##### STORED ROWS

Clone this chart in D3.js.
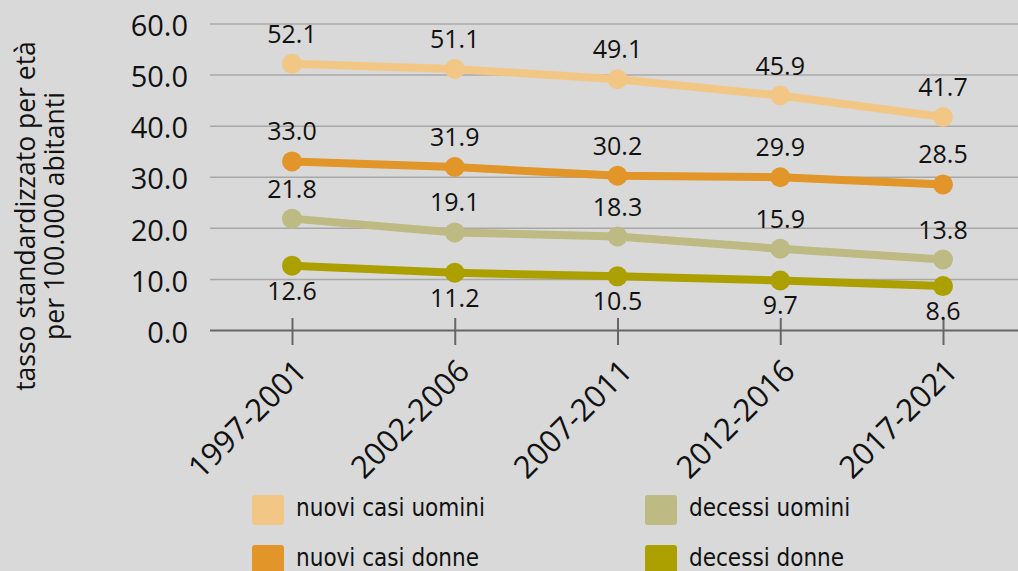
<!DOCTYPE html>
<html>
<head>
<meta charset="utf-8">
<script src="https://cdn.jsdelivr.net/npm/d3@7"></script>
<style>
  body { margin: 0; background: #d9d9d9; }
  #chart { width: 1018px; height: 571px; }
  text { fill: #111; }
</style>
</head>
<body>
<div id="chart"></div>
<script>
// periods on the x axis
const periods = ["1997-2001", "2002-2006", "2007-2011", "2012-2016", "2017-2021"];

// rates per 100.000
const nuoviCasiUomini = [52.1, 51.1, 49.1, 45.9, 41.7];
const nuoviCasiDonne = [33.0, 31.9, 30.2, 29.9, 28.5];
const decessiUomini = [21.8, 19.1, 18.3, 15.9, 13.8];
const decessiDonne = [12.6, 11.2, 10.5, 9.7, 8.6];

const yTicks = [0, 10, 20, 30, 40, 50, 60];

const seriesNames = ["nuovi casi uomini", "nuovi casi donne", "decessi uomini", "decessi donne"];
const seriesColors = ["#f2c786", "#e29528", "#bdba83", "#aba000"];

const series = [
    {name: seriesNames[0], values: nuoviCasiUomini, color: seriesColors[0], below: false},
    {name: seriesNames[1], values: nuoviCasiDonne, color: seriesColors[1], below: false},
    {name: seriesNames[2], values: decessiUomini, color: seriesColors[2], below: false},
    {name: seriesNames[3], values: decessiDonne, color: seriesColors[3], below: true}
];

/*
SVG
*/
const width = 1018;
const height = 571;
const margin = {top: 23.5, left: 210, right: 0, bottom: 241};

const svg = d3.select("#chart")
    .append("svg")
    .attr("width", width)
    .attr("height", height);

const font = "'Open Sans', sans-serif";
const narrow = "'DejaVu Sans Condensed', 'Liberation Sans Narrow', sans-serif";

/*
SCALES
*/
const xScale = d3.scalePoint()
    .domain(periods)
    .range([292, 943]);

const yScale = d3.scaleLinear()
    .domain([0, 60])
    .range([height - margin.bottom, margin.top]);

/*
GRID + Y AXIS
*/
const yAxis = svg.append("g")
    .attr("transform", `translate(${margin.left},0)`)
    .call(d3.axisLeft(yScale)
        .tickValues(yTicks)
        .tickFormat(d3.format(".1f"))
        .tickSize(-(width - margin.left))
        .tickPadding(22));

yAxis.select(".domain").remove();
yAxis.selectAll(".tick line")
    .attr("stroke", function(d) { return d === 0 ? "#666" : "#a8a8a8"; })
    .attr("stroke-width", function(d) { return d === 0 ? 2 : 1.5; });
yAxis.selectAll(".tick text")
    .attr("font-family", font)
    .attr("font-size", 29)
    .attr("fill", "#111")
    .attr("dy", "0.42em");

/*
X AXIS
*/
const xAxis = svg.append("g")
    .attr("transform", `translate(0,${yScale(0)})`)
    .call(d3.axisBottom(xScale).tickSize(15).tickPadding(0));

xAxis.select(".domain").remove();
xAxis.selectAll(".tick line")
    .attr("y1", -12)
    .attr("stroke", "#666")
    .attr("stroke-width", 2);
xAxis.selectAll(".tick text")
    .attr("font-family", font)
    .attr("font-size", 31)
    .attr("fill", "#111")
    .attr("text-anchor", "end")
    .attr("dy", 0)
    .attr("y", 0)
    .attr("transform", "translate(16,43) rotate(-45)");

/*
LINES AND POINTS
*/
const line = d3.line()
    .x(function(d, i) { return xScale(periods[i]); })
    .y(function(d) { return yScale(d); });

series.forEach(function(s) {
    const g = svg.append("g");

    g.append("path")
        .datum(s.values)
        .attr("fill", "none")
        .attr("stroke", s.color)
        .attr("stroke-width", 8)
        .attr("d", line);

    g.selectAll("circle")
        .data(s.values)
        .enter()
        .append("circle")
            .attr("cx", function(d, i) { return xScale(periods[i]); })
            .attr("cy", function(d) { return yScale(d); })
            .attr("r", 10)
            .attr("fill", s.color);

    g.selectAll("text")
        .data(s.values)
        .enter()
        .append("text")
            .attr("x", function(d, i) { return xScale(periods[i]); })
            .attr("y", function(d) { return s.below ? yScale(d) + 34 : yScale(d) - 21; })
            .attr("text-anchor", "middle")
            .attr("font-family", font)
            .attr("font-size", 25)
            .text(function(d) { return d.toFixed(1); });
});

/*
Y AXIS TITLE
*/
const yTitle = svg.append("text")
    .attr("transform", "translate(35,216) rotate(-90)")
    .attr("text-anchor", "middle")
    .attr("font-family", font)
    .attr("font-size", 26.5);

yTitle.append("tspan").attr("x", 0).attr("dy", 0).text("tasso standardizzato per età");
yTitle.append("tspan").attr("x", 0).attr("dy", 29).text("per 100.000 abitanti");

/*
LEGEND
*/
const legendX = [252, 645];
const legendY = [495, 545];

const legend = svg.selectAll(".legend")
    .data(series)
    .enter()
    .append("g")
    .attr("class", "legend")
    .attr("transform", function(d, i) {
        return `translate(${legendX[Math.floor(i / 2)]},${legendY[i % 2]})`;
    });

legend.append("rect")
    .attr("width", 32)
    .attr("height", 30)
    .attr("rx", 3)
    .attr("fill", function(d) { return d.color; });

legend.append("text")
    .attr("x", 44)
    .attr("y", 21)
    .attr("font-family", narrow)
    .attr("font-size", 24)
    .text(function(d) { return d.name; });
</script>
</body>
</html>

##########
##### STORED ROWS

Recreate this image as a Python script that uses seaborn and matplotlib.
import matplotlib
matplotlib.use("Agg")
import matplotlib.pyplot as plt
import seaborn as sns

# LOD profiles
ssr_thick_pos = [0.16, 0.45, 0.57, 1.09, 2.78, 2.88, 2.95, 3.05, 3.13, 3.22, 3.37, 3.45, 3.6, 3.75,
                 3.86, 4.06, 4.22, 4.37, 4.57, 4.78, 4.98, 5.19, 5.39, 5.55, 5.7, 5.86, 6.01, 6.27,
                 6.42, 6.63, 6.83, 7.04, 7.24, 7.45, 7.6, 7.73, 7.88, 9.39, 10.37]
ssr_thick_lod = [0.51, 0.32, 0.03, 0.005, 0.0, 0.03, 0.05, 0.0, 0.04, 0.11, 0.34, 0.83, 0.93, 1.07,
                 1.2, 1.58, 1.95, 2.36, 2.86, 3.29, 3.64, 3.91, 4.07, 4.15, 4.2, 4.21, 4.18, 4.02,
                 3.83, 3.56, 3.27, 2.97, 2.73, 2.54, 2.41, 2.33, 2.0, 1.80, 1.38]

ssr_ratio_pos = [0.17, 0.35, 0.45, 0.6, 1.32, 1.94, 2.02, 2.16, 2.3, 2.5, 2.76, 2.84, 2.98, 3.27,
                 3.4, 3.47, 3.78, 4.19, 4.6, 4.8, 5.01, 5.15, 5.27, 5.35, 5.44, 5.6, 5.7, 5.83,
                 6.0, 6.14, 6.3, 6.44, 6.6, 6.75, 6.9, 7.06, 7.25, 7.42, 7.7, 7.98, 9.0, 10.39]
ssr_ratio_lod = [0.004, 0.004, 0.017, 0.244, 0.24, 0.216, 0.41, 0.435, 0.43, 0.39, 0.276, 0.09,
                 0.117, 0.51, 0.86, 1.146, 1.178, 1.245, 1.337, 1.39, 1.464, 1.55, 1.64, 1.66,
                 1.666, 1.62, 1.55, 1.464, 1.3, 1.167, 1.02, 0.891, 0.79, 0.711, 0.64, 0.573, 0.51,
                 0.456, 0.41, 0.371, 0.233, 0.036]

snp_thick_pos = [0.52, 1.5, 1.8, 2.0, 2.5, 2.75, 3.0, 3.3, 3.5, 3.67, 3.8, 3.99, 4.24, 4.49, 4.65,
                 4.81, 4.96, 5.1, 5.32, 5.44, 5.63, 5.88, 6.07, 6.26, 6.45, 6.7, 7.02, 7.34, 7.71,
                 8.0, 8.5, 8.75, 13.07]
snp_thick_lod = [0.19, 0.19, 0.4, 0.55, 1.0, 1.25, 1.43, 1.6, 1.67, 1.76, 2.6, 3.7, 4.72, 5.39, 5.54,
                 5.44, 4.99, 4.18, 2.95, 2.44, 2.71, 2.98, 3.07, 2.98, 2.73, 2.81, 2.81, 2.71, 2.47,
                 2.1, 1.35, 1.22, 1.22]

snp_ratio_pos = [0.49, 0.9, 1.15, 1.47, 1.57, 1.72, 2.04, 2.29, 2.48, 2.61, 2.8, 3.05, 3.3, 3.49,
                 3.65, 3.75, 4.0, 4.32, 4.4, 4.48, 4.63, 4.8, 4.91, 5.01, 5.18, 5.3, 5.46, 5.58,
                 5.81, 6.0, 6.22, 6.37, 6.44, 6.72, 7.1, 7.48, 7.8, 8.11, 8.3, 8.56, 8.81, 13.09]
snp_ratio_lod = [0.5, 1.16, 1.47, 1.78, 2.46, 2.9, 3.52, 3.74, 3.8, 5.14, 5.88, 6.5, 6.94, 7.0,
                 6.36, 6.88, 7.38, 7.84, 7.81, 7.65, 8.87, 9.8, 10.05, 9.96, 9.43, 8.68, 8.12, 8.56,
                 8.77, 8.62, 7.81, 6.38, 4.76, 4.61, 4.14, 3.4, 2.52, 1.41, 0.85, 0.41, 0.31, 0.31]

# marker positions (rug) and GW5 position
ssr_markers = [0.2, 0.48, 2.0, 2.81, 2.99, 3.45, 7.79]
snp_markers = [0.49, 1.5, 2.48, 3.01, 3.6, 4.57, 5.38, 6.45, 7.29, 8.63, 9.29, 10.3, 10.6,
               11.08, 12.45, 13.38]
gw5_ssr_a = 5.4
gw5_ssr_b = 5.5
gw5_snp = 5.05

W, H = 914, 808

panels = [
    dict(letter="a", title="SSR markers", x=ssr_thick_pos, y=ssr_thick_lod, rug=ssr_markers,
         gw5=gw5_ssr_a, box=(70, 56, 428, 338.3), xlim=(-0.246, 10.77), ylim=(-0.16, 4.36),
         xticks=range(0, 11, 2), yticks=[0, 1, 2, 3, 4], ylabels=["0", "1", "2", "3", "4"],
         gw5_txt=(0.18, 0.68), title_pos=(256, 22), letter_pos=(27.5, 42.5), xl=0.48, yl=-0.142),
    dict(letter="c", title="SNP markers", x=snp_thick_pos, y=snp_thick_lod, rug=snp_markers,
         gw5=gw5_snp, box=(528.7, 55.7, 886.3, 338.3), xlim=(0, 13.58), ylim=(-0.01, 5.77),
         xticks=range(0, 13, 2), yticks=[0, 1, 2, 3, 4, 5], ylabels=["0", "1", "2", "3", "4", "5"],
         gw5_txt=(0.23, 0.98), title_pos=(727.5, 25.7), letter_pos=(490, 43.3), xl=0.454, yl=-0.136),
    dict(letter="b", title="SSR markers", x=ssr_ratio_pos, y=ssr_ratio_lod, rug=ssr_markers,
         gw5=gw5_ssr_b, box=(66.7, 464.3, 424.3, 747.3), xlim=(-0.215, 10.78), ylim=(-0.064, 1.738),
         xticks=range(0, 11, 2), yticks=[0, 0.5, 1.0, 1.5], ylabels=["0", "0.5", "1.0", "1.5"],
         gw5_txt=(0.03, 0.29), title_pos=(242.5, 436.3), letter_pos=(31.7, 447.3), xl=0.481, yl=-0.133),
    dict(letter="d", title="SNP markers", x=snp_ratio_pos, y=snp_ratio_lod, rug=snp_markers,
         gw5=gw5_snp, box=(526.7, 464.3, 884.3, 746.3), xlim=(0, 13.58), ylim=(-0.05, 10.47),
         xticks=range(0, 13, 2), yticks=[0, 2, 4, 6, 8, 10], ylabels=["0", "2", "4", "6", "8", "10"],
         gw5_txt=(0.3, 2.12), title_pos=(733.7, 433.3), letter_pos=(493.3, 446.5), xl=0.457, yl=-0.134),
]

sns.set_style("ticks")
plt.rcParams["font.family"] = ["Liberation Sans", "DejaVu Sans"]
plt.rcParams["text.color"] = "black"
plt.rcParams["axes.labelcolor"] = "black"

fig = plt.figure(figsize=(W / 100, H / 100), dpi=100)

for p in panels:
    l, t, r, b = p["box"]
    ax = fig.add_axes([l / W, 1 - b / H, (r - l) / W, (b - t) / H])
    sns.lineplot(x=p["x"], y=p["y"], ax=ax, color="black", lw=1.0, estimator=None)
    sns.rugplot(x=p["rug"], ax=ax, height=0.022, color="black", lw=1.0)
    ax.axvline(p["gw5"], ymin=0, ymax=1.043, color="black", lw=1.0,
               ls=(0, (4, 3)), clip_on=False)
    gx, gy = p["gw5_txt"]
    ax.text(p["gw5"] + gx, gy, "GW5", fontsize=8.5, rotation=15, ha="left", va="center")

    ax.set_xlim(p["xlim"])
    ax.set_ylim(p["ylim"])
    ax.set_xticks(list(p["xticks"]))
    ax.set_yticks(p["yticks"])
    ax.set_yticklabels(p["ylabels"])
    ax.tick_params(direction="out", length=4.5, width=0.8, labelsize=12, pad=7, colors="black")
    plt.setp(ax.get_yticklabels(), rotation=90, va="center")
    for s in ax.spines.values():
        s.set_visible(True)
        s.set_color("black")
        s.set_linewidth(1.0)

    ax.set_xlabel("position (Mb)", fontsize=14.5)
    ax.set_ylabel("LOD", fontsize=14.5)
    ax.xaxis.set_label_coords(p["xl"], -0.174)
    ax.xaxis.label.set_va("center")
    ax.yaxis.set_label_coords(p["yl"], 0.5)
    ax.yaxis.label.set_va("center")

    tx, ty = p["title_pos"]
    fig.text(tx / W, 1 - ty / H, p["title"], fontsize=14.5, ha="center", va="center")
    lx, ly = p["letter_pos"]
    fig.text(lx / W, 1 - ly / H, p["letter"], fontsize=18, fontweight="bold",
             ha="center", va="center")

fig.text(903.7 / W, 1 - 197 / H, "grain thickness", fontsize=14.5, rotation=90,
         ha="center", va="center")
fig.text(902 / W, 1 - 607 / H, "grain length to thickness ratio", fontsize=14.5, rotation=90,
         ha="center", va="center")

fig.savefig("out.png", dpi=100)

##########
##### STORED ROWS

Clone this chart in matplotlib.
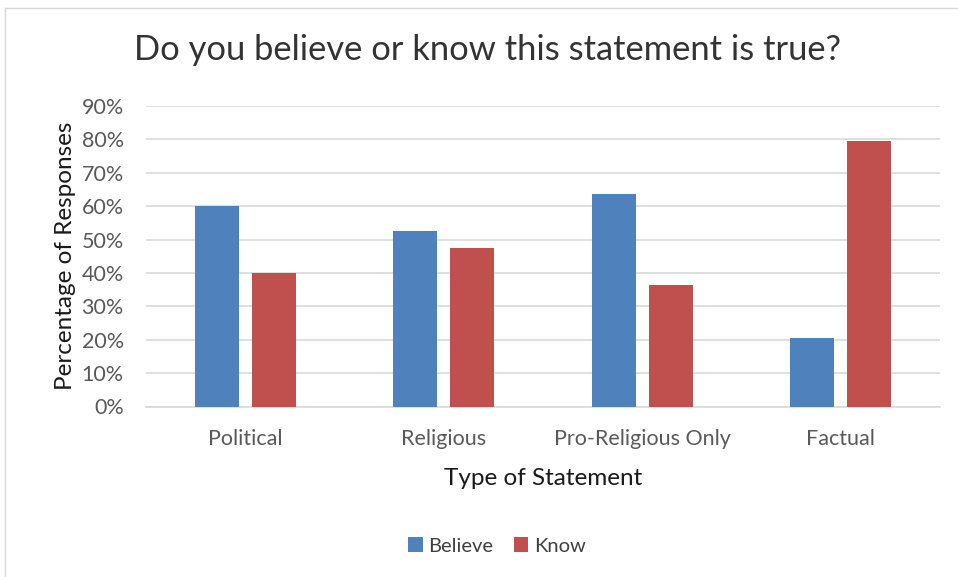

##########

◆ **WORK TO BE COMPLETED**
Write out the lines from the one containing "Clone this chart in D3.js." down to the one containing "- margin.bottom, margin.top]);", both included, exactly as they appear. Leave out any pictures.

◆ **RESULT BELOW**
Clone this chart in D3.js.
<!DOCTYPE html>
<html>
<head>
<meta charset="utf-8">
<script src="https://cdn.jsdelivr.net/npm/d3@7"></script>
<style>
  body { margin: 0; background: #d9d9d9; }
  #chart { width: 1018px; height: 571px; }
  text { fill: #111; }
</style>
</head>
<body>
<div id="chart"></div>
<script>
// periods on the x axis
const periods = ["1997-2001", "2002-2006", "2007-2011", "2012-2016", "2017-2021"];

// rates per 100.000
const nuoviCasiUomini = [52.1, 51.1, 49.1, 45.9, 41.7];
const nuoviCasiDonne = [33.0, 31.9, 30.2, 29.9, 28.5];
const decessiUomini = [21.8, 19.1, 18.3, 15.9, 13.8];
const decessiDonne = [12.6, 11.2, 10.5, 9.7, 8.6];

const yTicks = [0, 10, 20, 30, 40, 50, 60];

const seriesNames = ["nuovi casi uomini", "nuovi casi donne", "decessi uomini", "decessi donne"];
const seriesColors = ["#f2c786", "#e29528", "#bdba83", "#aba000"];

const series = [
    {name: seriesNames[0], values: nuoviCasiUomini, color: seriesColors[0], below: false},
    {name: seriesNames[1], values: nuoviCasiDonne, color: seriesColors[1], below: false},
    {name: seriesNames[2], values: decessiUomini, color: seriesColors[2], below: false},
    {name: seriesNames[3], values: decessiDonne, color: seriesColors[3], below: true}
];

/*
SVG
*/
const width = 1018;
const height = 571;
const margin = {top: 23.5, left: 210, right: 0, bottom: 241};

const svg = d3.select("#chart")
    .append("svg")
    .attr("width", width)
    .attr("height", height);

const font = "'Open Sans', sans-serif";
const narrow = "'DejaVu Sans Condensed', 'Liberation Sans Narrow', sans-serif";

/*
SCALES
*/
const xScale = d3.scalePoint()
    .domain(periods)
    .range([292, 943]);

const yScale = d3.scaleLinear()
    .domain([0, 60])
    .range([height - margin.bottom, margin.top]);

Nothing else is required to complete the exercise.